JAKARTA - Lembaga antirasuah, Komisi Pemberantasan Korupsi (KPK), kini tengah mengkaji kemungkinan pemanggilan mantan Menteri Ketenagakerjaan. Langkah ini diambil menyusul penetapan mantan Sekretaris Jenderal Kementerian Ketenagakerjaan era kepemimpinan Hanif Dhakiri, Hery Sudarmanto (HS), sebagai tersangka.
Hery Sudarmanto sebelumnya telah ditetapkan oleh KPK sebagai tersangka dalam kasus dugaan pemerasan yang berkaitan dengan pengurusan rencana penggunaan tenaga kerja asing (RPTKA) di lingkungan Kemenaker. Penyelidikan mendalam terus dilakukan untuk mengungkap pihak-pihak lain yang mungkin terlibat atau menikmati aliran dana dari praktik korupsi ini.

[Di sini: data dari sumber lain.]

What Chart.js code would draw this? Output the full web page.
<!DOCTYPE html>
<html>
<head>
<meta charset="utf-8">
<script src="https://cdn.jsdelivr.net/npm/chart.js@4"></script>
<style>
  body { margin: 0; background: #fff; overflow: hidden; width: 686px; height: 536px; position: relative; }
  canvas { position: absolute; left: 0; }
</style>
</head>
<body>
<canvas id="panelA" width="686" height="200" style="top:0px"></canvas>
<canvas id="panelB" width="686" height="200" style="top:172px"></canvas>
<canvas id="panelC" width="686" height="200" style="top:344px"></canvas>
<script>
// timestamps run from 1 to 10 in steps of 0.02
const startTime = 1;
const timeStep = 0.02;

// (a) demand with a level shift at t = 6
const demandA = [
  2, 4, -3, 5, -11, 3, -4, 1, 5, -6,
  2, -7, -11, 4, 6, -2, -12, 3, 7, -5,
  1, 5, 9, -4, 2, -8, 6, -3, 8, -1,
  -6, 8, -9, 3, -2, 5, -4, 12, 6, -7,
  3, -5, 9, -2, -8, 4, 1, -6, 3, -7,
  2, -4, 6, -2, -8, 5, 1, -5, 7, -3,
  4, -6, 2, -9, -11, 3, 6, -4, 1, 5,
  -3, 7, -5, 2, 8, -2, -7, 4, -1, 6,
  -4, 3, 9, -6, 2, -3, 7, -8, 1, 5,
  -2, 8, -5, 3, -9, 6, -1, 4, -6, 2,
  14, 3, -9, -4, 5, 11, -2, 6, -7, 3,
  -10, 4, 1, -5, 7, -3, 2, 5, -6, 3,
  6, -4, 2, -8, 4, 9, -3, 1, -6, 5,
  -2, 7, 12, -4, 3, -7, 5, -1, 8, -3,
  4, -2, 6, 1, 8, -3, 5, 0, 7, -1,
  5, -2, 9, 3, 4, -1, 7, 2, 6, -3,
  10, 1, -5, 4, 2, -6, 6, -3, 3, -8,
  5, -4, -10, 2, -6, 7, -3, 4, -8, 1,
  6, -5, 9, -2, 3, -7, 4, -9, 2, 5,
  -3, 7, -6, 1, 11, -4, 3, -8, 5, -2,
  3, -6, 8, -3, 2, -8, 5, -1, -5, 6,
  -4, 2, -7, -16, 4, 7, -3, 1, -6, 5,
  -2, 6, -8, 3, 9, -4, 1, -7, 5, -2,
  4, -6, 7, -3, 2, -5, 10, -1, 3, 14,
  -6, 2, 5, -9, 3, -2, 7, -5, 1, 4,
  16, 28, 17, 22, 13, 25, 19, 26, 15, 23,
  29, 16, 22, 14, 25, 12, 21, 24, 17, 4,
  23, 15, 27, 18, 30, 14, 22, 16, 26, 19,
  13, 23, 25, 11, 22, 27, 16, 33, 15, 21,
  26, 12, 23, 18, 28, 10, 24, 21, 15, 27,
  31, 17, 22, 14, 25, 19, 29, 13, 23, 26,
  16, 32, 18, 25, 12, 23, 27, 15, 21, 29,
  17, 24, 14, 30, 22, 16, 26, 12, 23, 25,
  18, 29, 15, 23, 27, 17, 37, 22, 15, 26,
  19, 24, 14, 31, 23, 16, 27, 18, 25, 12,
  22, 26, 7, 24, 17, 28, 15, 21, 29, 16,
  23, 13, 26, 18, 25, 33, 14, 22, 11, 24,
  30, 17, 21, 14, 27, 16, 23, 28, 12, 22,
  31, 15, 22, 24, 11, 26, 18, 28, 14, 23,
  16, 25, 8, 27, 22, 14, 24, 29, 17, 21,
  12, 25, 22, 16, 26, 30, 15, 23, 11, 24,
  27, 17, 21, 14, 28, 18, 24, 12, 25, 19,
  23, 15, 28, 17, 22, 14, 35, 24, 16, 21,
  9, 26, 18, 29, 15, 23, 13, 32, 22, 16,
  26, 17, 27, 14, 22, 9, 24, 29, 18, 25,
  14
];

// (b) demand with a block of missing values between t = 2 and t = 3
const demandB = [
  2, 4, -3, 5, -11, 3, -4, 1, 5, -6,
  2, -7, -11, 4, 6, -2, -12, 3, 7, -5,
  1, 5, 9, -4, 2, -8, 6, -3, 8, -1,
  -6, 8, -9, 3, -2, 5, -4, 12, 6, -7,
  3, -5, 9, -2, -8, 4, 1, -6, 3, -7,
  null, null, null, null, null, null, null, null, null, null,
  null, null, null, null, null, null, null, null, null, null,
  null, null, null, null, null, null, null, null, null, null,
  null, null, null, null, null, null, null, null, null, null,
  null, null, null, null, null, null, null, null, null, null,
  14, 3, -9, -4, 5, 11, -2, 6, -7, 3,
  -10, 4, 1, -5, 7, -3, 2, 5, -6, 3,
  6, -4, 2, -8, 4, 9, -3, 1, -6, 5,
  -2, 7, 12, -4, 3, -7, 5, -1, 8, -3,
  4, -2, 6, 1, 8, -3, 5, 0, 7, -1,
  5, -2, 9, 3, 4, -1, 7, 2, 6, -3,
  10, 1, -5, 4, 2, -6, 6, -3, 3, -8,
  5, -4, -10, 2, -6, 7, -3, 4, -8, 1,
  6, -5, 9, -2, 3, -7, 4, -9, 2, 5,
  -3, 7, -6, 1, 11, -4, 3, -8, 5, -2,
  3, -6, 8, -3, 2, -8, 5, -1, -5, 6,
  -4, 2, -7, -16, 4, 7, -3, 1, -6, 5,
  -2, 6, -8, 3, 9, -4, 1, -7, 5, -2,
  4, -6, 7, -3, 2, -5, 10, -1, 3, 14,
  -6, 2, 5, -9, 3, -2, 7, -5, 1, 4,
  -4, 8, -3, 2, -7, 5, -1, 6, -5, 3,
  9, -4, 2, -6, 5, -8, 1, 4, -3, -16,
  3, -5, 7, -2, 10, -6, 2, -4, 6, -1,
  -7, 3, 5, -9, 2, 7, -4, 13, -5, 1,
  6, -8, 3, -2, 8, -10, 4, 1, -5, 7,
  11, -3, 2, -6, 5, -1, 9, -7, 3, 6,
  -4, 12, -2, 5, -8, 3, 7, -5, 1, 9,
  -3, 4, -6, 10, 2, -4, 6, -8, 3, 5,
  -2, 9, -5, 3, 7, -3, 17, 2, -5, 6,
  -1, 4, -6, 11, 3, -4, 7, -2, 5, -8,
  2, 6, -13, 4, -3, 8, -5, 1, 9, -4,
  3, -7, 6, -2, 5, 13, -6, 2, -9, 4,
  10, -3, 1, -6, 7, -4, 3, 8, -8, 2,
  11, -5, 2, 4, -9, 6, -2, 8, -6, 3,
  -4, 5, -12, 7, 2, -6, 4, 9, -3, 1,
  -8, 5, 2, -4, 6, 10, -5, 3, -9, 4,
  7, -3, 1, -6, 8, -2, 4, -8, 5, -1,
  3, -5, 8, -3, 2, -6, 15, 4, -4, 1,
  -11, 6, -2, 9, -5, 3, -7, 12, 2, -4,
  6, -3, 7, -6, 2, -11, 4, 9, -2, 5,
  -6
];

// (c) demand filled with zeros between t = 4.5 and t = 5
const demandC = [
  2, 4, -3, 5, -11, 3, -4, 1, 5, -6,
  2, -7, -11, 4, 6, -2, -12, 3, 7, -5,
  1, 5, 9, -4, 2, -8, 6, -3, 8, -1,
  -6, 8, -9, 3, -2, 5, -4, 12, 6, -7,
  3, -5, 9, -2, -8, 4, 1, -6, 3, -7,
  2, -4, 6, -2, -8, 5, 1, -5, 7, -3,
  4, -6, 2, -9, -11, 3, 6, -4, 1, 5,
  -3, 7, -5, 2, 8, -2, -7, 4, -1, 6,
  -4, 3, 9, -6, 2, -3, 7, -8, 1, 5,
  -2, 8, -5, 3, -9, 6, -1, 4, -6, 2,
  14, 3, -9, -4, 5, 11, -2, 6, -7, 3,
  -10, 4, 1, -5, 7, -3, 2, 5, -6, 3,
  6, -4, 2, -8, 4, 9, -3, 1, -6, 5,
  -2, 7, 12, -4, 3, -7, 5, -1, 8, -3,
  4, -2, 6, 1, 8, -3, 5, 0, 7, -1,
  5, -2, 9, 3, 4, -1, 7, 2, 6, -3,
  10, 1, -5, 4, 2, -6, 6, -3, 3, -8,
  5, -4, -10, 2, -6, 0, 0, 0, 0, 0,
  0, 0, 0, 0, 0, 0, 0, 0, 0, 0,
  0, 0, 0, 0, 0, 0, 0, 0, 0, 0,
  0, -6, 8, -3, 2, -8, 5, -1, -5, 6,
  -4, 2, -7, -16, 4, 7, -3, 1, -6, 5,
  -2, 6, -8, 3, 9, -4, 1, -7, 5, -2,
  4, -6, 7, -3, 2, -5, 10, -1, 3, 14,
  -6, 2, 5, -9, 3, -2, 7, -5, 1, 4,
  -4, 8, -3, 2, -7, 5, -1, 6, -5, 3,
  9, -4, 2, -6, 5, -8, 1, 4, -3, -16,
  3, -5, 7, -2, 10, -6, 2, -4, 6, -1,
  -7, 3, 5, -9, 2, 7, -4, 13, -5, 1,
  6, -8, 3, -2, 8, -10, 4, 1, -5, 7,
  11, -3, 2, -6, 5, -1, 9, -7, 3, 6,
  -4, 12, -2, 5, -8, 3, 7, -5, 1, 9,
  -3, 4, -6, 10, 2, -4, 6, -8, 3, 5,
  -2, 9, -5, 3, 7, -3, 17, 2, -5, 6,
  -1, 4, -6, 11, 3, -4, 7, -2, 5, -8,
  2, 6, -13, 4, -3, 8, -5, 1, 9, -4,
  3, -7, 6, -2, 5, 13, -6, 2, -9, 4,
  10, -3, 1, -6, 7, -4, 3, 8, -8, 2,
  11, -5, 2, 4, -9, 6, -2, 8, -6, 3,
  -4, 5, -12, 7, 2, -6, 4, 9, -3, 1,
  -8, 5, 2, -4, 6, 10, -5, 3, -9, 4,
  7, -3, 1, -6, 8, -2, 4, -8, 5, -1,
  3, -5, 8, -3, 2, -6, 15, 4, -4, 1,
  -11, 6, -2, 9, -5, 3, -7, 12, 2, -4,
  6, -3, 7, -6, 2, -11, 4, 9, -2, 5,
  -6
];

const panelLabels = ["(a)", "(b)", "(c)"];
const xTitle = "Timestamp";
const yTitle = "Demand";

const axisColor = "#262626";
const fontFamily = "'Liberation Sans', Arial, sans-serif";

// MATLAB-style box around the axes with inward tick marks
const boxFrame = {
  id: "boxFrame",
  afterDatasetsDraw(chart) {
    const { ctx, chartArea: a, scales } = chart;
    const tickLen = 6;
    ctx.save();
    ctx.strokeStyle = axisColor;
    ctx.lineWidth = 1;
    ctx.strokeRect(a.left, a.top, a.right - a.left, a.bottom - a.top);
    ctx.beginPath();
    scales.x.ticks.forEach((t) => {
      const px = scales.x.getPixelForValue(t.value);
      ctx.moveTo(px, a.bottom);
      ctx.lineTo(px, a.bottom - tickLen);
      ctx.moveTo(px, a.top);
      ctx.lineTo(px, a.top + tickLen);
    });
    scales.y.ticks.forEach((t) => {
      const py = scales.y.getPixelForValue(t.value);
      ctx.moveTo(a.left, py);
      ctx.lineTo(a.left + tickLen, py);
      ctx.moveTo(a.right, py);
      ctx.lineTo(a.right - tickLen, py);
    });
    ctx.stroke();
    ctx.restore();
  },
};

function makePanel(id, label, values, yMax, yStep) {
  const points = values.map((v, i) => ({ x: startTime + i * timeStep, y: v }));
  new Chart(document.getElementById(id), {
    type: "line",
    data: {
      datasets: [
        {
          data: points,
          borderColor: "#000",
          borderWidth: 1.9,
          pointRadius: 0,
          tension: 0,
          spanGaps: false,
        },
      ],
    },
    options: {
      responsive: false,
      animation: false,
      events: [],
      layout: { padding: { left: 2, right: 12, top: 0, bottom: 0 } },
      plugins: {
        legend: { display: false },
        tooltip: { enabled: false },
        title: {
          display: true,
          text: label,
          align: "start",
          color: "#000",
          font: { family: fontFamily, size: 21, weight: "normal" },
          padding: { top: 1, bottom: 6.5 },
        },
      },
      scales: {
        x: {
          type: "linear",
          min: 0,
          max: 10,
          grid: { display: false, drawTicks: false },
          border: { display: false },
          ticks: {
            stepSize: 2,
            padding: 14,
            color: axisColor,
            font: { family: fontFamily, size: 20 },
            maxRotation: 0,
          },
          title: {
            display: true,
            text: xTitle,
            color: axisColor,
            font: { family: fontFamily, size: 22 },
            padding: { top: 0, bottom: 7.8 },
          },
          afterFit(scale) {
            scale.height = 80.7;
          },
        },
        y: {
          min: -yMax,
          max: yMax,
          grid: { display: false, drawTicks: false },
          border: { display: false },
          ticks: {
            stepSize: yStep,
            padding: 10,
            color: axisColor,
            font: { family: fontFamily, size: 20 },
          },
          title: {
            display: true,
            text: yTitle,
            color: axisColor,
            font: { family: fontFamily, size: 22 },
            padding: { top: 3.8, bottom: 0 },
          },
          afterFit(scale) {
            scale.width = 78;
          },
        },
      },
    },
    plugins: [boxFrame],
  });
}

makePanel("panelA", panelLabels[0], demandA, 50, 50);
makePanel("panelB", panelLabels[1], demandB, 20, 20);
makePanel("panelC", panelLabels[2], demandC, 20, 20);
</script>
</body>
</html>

“Jadi, dari bukti-bukti, fakta-fakta, dan petunjuk yang ditemukan oleh penyidik, nanti kami akan terus telusuri kepada pihak-pihak siapa saja yang memang punya peran ataupun mendapatkan aliran dari dugaan tindak pidana korupsi ini, sehingga jelas perbuatan melawan hukumnya seperti apa, ” ujar Juru Bicara KPK Budi Prasetyo di Gedung Merah Putih KPK, Jakarta, Rabu (29/10/2025).
Budi Prasetyo menambahkan bahwa penetapan seorang tersangka, seperti Hery Sudarmanto, selalu didasarkan pada kecukupan alat bukti yang berhasil dikumpulkan oleh tim penyidik KPK. Ia menekankan pentingnya proses pembuktian yang cermat.

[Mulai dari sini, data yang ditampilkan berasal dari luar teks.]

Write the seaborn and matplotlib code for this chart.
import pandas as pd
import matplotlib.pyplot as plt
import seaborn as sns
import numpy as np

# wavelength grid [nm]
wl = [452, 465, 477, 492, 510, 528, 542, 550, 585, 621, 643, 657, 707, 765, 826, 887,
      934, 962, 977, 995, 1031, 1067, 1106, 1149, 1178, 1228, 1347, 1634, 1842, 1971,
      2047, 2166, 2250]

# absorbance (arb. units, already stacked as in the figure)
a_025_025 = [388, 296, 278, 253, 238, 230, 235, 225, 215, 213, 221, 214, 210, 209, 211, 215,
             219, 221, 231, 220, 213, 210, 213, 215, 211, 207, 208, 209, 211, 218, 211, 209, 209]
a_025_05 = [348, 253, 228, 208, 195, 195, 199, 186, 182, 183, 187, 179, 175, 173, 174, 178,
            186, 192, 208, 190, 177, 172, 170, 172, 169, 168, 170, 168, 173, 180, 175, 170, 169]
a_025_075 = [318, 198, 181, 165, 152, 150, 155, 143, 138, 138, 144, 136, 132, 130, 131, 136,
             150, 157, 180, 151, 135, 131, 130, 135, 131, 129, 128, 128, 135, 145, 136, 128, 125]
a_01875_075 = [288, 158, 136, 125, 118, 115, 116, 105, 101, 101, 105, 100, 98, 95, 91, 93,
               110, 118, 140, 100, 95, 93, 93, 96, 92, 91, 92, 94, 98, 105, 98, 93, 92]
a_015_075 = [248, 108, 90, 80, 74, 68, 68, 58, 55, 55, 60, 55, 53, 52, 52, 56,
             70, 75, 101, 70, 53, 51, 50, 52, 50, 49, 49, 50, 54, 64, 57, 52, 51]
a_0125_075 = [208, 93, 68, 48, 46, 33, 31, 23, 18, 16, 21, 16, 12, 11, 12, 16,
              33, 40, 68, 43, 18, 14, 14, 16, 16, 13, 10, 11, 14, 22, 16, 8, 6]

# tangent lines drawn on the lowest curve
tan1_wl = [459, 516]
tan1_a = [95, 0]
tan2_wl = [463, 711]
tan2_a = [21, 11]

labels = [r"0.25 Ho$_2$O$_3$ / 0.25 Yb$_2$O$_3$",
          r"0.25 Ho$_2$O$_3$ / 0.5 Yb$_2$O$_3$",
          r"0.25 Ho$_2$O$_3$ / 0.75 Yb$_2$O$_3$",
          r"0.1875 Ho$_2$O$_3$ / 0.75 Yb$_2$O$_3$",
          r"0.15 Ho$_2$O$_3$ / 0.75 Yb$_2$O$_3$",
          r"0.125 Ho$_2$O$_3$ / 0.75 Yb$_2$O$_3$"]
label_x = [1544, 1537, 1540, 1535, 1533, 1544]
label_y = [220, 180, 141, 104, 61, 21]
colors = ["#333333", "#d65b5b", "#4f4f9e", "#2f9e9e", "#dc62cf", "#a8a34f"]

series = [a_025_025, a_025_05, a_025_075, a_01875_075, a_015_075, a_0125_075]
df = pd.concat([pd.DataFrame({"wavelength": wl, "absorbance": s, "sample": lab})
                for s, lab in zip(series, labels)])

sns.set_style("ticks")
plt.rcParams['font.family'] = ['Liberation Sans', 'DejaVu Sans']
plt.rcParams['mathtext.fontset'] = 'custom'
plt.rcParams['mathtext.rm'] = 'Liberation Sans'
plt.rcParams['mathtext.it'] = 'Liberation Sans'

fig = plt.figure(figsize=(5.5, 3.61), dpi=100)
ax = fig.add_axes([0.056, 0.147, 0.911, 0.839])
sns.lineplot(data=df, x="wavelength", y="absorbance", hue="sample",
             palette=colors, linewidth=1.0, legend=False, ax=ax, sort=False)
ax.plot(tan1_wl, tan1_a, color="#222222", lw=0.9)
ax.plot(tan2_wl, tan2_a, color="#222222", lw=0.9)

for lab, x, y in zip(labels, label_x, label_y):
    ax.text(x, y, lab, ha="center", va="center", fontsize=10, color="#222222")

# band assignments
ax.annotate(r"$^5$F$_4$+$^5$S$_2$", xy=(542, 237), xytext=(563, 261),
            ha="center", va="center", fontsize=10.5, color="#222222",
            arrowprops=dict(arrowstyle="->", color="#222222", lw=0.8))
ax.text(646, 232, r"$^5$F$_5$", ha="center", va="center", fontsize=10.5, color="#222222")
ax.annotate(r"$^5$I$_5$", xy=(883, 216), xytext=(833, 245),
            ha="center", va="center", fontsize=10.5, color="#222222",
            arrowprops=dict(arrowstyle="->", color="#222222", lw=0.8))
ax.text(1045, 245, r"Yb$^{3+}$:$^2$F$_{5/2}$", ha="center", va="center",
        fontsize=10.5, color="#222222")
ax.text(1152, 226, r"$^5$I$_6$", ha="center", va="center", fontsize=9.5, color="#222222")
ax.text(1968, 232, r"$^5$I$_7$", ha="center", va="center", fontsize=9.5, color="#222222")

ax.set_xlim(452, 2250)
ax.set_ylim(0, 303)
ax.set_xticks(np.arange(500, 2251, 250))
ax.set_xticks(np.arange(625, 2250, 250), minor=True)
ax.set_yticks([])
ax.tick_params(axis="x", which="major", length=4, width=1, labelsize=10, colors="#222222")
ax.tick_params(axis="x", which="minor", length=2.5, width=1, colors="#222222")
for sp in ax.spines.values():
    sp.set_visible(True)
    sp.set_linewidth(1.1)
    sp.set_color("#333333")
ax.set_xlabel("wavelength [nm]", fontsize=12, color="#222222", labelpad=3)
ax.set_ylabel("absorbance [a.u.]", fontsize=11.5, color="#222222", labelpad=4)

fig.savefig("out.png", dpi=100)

Kasus ini mencuat lebih luas pada 5 Juni 2025, ketika KPK mengumumkan identitas delapan orang tersangka awal. Mereka adalah aparatur sipil negara (ASN) di Kemenaker yang bernama Suhartono, Haryanto, Wisnu Pramono, Devi Anggraeni, Gatot Widiartono, Putri Citra Wahyoe, Jamal Shodiqin, dan Alfa Eshad. Diduga, mereka telah mengumpulkan pundi-pundi fantastis senilai sekitar Rp53, 7 miliar melalui praktik pemerasan dalam pengurusan RPTKA selama periode 2019–2024, yang merupakan era Menteri Ketenagakerjaan Ida Fauziyah.

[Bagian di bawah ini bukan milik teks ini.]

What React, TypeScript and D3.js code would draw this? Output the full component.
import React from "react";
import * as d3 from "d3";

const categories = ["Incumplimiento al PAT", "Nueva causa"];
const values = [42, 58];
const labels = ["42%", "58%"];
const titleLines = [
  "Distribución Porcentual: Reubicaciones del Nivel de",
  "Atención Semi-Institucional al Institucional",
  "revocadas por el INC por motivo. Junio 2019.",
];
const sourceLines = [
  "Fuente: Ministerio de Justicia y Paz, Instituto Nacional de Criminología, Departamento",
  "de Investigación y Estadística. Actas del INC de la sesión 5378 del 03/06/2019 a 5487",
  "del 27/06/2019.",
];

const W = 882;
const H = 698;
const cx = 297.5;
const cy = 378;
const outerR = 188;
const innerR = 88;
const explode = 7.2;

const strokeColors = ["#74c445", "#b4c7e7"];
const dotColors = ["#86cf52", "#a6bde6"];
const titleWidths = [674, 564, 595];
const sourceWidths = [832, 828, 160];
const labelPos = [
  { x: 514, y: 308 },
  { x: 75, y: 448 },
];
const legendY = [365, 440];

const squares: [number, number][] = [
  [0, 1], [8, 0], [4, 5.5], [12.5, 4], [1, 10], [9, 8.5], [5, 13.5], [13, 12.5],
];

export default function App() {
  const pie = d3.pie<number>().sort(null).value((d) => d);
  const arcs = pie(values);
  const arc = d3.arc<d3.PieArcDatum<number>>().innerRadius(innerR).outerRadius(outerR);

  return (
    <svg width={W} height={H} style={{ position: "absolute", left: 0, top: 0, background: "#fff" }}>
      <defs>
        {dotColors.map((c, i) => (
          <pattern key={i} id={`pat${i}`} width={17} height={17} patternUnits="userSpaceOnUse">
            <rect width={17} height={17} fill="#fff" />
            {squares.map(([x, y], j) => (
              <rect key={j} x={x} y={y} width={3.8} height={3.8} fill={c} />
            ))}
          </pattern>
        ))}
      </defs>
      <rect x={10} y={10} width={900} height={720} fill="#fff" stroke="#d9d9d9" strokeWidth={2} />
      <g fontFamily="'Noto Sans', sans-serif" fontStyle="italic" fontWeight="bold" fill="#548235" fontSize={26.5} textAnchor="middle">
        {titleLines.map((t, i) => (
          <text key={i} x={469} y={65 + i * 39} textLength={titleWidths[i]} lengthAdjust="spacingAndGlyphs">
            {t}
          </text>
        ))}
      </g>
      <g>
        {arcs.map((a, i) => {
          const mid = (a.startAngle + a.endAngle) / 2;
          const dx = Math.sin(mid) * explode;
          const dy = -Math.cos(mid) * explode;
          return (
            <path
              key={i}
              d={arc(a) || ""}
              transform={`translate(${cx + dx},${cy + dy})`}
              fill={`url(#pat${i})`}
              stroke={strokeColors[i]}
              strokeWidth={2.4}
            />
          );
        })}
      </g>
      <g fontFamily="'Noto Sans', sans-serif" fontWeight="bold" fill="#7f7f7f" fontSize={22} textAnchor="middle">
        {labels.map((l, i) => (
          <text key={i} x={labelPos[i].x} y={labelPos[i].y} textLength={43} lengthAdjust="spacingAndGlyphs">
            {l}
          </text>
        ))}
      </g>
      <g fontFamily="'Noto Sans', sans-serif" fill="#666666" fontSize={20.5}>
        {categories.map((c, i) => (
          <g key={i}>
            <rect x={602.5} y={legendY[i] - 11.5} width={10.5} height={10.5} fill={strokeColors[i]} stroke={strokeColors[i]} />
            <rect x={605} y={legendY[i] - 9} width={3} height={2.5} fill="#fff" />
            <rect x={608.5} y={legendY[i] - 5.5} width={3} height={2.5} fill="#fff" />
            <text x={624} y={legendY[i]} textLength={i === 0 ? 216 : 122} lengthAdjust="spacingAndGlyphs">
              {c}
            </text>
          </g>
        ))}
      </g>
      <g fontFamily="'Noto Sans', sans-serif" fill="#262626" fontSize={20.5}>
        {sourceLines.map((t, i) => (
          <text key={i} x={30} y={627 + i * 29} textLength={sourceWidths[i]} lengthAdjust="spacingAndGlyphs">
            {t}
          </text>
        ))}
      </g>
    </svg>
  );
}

Pentingnya RPTKA dalam konteks ini adalah sebagai salah satu persyaratan krusial bagi tenaga kerja asing untuk bisa bekerja di Indonesia. Tanpa penerbitan RPTKA oleh Kemenaker, proses penerbitan izin kerja dan izin tinggal bagi tenaga kerja asing akan terhambat. Konsekuensinya, para tenaga kerja asing tersebut dapat dikenai denda sebesar Rp1 juta per hari, yang pada akhirnya mendorong para pemohon RPTKA untuk terpaksa memberikan sejumlah uang kepada para tersangka demi kelancaran proses.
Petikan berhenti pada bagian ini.